YOUR INSTRUCTIONS =>
From the listing below, work out how many lines contain "script". Reply with that number only.

STORED DATA =>
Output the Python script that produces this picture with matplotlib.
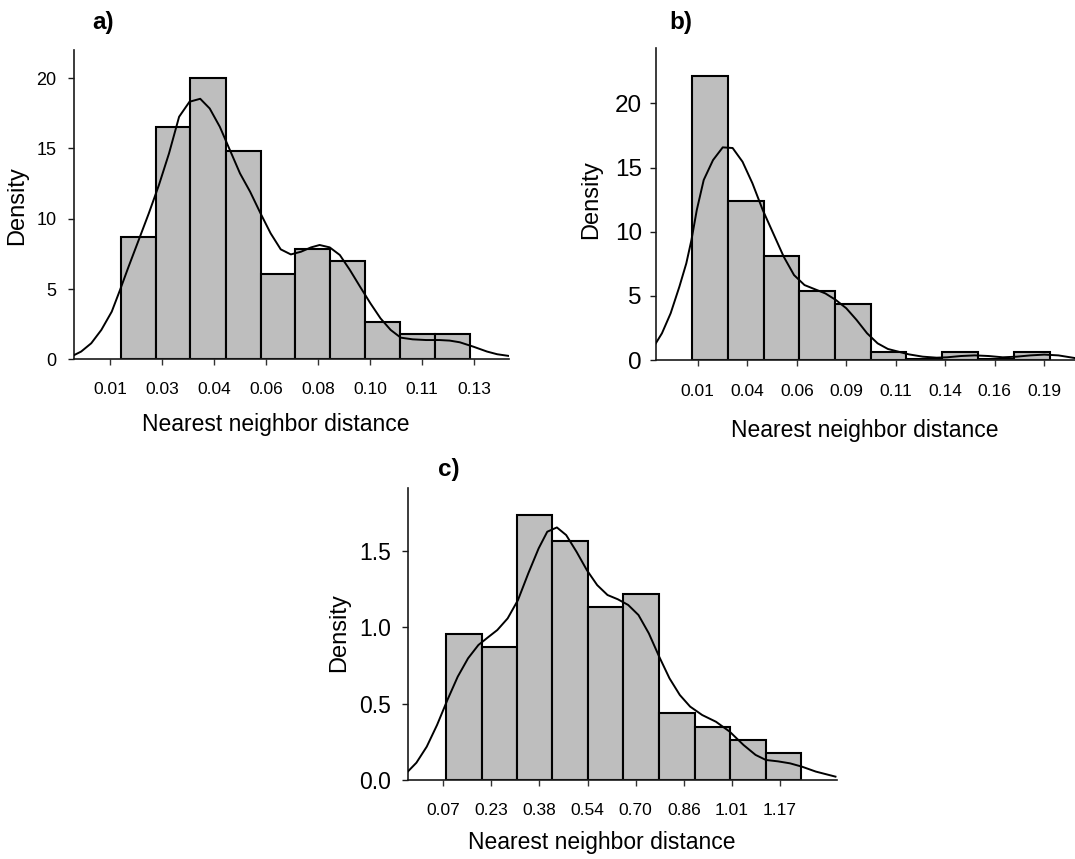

...

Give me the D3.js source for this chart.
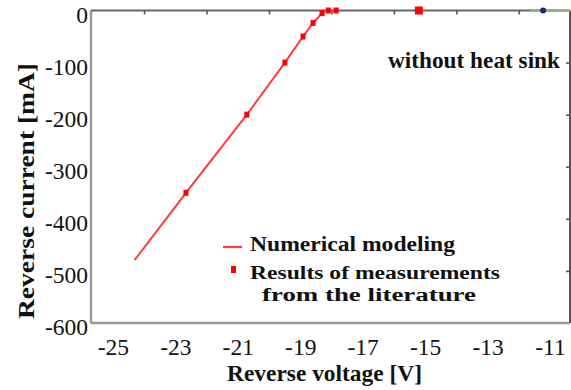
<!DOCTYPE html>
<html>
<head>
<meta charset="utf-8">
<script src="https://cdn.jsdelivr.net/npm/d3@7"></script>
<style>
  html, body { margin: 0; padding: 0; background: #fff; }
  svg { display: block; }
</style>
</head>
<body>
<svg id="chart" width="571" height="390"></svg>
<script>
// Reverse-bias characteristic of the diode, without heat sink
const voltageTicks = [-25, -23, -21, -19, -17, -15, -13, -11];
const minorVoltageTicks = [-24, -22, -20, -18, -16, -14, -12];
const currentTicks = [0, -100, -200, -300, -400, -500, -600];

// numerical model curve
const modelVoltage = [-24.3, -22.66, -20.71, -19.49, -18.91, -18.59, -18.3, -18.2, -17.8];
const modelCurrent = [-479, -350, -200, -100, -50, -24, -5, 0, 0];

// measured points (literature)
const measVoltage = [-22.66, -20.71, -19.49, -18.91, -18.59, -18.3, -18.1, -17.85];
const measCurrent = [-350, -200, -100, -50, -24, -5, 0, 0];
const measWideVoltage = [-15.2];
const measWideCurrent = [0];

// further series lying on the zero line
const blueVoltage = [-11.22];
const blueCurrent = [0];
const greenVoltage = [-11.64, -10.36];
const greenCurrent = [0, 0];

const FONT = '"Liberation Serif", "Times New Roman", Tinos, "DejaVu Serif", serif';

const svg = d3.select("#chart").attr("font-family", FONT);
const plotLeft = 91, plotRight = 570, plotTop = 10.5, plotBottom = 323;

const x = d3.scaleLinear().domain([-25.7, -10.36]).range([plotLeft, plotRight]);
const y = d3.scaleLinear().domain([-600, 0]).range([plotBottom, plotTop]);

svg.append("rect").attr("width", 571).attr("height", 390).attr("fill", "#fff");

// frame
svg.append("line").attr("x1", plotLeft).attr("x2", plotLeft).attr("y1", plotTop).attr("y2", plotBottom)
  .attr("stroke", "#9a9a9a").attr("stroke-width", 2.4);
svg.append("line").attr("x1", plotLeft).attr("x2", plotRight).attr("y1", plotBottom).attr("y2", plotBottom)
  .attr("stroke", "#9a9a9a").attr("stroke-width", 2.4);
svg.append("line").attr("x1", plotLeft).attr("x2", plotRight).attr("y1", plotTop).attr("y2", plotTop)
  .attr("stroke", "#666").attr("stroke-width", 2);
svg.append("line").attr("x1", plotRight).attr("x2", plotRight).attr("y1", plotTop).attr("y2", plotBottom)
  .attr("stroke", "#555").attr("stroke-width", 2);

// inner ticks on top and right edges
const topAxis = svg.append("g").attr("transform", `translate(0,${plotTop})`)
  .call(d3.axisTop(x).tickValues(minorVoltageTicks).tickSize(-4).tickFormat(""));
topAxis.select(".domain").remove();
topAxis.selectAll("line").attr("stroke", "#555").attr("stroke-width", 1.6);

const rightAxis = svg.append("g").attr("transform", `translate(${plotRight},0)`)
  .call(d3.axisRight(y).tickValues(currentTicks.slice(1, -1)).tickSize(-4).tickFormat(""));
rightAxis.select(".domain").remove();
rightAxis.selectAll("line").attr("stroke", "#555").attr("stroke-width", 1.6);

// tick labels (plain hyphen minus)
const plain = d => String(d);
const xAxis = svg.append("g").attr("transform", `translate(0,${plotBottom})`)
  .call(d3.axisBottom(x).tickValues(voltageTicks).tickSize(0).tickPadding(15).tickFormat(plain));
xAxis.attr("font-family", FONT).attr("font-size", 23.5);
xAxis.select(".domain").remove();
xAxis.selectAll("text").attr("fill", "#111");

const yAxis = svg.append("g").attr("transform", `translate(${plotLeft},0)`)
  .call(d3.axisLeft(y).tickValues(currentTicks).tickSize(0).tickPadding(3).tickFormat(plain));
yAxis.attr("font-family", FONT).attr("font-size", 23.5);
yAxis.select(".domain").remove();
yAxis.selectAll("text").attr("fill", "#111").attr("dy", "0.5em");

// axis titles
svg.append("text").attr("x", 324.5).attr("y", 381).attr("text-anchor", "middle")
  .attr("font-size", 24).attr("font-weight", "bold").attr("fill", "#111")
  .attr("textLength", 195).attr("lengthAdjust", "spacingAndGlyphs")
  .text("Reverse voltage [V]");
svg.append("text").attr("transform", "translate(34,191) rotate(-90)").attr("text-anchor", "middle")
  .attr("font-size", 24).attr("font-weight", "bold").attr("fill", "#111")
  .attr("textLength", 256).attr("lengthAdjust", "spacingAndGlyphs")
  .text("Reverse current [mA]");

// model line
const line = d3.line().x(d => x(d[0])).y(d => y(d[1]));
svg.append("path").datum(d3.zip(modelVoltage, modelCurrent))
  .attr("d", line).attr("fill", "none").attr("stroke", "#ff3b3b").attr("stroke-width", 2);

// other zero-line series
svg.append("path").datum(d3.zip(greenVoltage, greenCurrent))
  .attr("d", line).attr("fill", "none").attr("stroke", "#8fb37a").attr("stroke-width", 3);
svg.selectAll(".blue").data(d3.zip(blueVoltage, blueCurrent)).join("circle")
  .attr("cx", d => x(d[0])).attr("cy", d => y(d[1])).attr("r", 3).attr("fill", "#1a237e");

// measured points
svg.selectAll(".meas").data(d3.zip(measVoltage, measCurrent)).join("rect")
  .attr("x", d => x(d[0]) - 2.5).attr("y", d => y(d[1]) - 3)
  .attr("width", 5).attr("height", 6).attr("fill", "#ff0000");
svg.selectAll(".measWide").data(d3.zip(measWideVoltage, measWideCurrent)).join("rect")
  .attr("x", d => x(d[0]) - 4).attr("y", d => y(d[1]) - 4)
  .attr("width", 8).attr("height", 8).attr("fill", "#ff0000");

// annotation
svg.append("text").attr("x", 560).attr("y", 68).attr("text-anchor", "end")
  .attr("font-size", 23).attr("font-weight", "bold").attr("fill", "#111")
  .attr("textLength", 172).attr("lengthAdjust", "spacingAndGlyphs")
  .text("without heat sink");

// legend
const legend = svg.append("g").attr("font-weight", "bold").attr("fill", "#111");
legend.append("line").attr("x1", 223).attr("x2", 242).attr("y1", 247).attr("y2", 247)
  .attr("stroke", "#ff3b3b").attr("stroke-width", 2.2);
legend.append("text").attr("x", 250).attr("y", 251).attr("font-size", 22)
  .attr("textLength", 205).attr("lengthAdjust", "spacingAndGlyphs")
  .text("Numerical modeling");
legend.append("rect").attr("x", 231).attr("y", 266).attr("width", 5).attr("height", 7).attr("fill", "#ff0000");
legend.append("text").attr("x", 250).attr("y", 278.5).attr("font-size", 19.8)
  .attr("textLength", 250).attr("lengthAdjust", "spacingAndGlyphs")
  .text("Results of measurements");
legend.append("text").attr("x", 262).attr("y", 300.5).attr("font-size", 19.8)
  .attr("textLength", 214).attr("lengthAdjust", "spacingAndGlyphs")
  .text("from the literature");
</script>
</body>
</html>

WRITTEN REPLY =>
4